While governments at all levels begin to outline what an economic recovery will look like, it is clear that the COVID-19 crisis has, and will continue to affect businesses for the foreseeable future. Many business owners have had to make tough decisions in order to keep their business afloat, and these decisions will have lasting impacts. We suggest that all business owners should take the time to reflect on the last few months, and start a COVID-19 journal.

When you sell a business, any potential buyers will look to recent financial performance as a key focus of their due diligence. As M&A activity begins to pick up once the crisis has subsided, potential buyers will want to know how your business handled the COVID-19 outbreak, and how the decisions that you have made as a business owner affected the success of the business.

Keeping a COVID-19 journal means tracking and documenting key events, management decisions and business performance data, in real time, during this crisis. Key events and decisions are those that will have a substantial impact on current or future business performance or risk. Decisions should be well documented, including timing, rationale and expected results.

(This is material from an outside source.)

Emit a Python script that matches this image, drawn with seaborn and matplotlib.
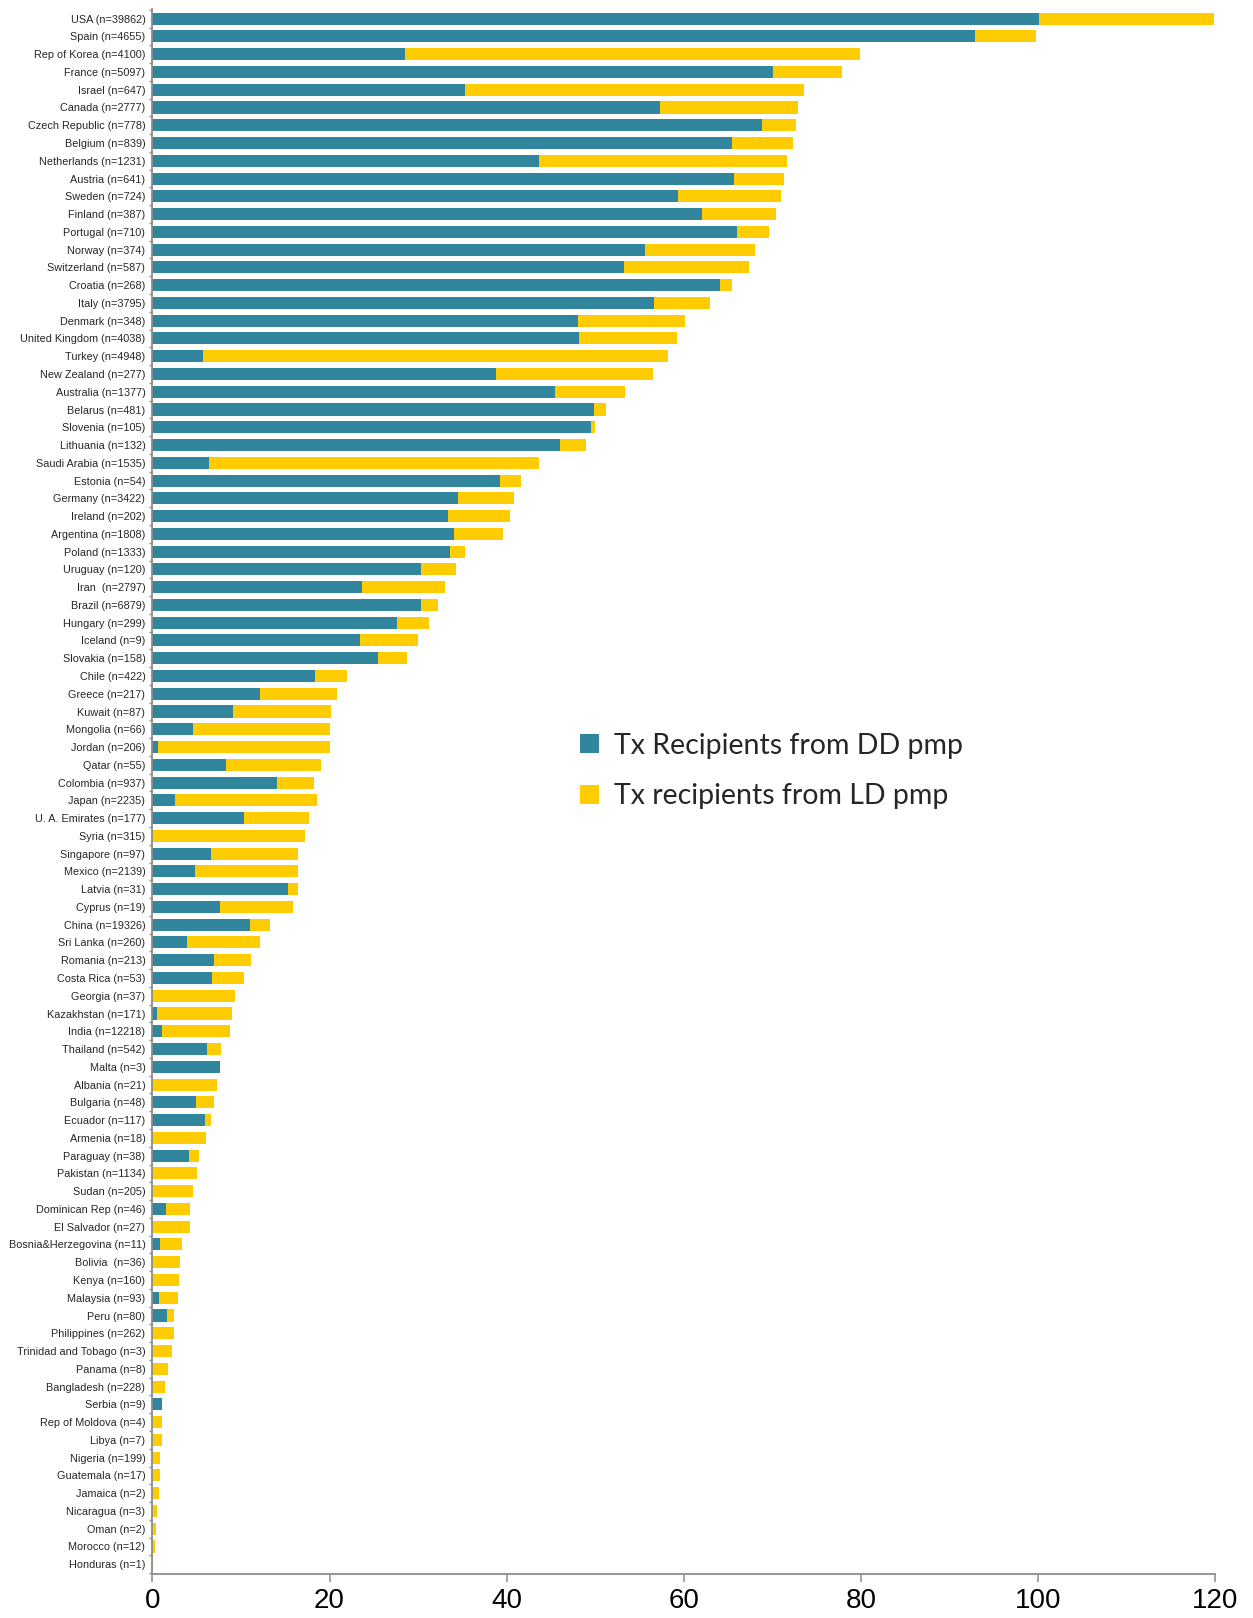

Some examples of key events and decisions:


  • draw-down on the credit line
  • renegotiated bank covenants or asset-base
  • cancelled all company credit cards
  • sold surplus assets to generate cash
  • other key cash preservation actions taken
  • government subsidies received and how accounted for


  • change in key customer payment terms or collections
  • major order cancellations
  • downstream verticals shut down and aided by crisis
  • customer loss or gain due to or during the crisis
  • impact on orders, sales and accounts receivable

Marketing & Sales

  • implementation of new remote/online sales strategies
  • implementation of new marketing initiatives
  • RFP inquiries and quoting activity


  • renegotiated payment terms
  • changed payment practices
  • notified that critical components unavailable
  • major order cancellations
  • major supply chain interruptions and changes
  • renegotiated lease or mortgage payments
  • impact on accounts payable


  • salary reductions, job-sharing, furloughs and layoffs (and severance paid)
  • major staff redeployments
  • organizational restructuring
  • new hires/rehires – impact on payroll

Products & Services

  • diversified (new product line or service) to generate sales
  • decision to stop replenishing certain inventory (to preserve cash)
  • major resource shifts
  • suspension of a product development initiative


  • shifts in target markets, products, services or customers
  • major re-positioning or change in business model
  • permanent operational changes made
  • a new strategic alliance
  • acquisition of a distressed competitor

Start your journal today, and cover as many historical events as you can. It is also wise to begin taking minutes of regular strategic planning meetings so that you can reference these later when writing in your journal.

Potential buyers are likely to look back on the events that have unfolded this year, and will want to know how your business handled a major crisis. By keeping a COVID-19 journal, you will be able to look back on the decisions that you made and use them to help create a positive narrative in the sale process.